Retype all of the listing exactly, passing over any picture you find.

-- START Source material --

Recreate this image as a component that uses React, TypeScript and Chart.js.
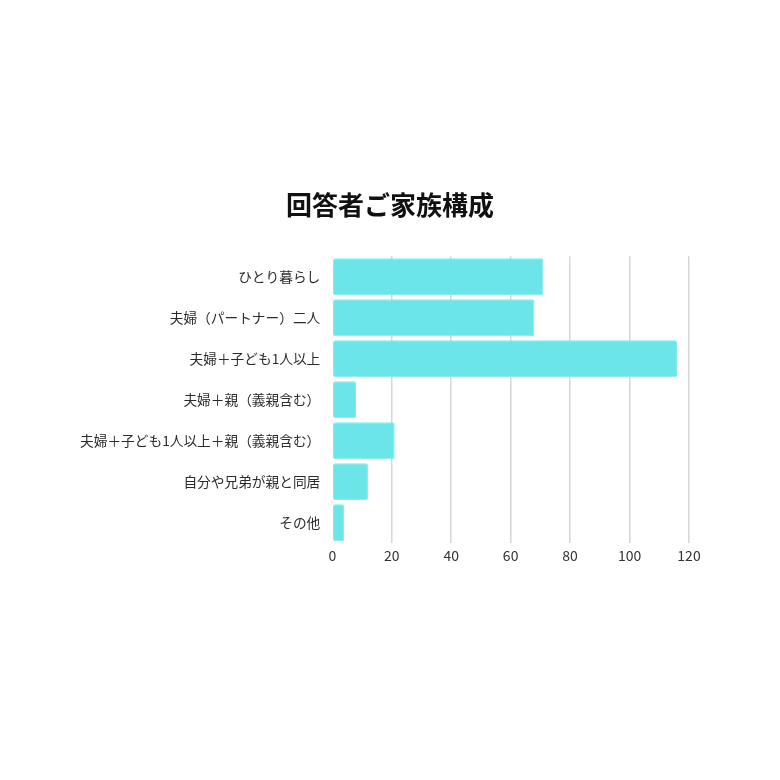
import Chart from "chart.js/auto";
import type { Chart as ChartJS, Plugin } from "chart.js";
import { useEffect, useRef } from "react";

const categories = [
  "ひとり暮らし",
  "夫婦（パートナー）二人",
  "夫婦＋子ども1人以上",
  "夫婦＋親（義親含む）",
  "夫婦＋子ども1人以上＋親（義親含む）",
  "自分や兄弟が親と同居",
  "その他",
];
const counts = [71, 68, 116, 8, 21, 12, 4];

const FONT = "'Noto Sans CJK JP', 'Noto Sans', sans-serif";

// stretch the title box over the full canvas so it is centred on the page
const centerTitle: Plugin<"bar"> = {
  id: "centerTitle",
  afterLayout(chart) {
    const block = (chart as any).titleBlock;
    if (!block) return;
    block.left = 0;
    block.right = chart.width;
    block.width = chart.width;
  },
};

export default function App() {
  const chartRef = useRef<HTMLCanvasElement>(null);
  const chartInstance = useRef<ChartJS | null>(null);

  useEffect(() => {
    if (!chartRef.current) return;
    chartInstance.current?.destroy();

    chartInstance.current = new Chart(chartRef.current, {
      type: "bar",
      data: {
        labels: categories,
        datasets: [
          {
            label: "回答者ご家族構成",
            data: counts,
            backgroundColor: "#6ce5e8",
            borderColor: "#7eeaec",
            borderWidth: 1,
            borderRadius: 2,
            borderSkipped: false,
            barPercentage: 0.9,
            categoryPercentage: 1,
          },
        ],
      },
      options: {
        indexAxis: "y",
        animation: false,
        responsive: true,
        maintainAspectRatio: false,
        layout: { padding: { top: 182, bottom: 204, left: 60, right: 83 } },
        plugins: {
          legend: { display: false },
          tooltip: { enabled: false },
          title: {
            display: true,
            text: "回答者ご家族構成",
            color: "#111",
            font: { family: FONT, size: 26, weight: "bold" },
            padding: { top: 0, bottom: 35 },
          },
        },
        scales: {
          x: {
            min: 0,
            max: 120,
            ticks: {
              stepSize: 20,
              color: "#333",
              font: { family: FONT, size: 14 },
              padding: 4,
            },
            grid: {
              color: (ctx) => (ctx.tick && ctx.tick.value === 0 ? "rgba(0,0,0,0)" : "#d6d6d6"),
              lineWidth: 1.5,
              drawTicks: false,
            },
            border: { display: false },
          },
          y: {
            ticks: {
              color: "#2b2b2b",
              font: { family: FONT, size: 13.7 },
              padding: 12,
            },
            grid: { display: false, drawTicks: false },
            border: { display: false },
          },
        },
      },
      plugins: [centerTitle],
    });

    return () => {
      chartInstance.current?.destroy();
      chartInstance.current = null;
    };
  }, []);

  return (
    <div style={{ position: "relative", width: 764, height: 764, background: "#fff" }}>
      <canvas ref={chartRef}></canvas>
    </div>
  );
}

-- END Source material --

| Exercise answer |
Recreate this image as a component that uses React, TypeScript and Chart.js.
import Chart from "chart.js/auto";
import type { Chart as ChartJS, Plugin } from "chart.js";
import { useEffect, useRef } from "react";

const categories = [
  "ひとり暮らし",
  "夫婦（パートナー）二人",
  "夫婦＋子ども1人以上",
  "夫婦＋親（義親含む）",
  "夫婦＋子ども1人以上＋親（義親含む）",
  "自分や兄弟が親と同居",
  "その他",
];
const counts = [71, 68, 116, 8, 21, 12, 4];

const FONT = "'Noto Sans CJK JP', 'Noto Sans', sans-serif";

// stretch the title box over the full canvas so it is centred on the page
const centerTitle: Plugin<"bar"> = {
  id: "centerTitle",
  afterLayout(chart) {
    const block = (chart as any).titleBlock;
    if (!block) return;
    block.left = 0;
    block.right = chart.width;
    block.width = chart.width;
  },
};

export default function App() {
  const chartRef = useRef<HTMLCanvasElement>(null);
  const chartInstance = useRef<ChartJS | null>(null);

  useEffect(() => {
    if (!chartRef.current) return;
    chartInstance.current?.destroy();

    chartInstance.current = new Chart(chartRef.current, {
      type: "bar",
      data: {
        labels: categories,
        datasets: [
          {
            label: "回答者ご家族構成",
            data: counts,
            backgroundColor: "#6ce5e8",
            borderColor: "#7eeaec",
            borderWidth: 1,
            borderRadius: 2,
            borderSkipped: false,
            barPercentage: 0.9,
            categoryPercentage: 1,
          },
        ],
      },
      options: {
        indexAxis: "y",
        animation: false,
        responsive: true,
        maintainAspectRatio: false,
        layout: { padding: { top: 182, bottom: 204, left: 60, right: 83 } },
        plugins: {
          legend: { display: false },
          tooltip: { enabled: false },
          title: {
            display: true,
            text: "回答者ご家族構成",
            color: "#111",
            font: { family: FONT, size: 26, weight: "bold" },
            padding: { top: 0, bottom: 35 },
          },
        },
        scales: {
          x: {
            min: 0,
            max: 120,
            ticks: {
              stepSize: 20,
              color: "#333",
              font: { family: FONT, size: 14 },
              padding: 4,
            },
            grid: {
              color: (ctx) => (ctx.tick && ctx.tick.value === 0 ? "rgba(0,0,0,0)" : "#d6d6d6"),
              lineWidth: 1.5,
              drawTicks: false,
            },
            border: { display: false },
          },
          y: {
            ticks: {
              color: "#2b2b2b",
              font: { family: FONT, size: 13.7 },
              padding: 12,
            },
            grid: { display: false, drawTicks: false },
            border: { display: false },
          },
        },
      },
      plugins: [centerTitle],
    });

    return () => {
      chartInstance.current?.destroy();
      chartInstance.current = null;
    };
  }, []);

  return (
    <div style={{ position: "relative", width: 764, height: 764, background: "#fff" }}>
      <canvas ref={chartRef}></canvas>
    </div>
  );
}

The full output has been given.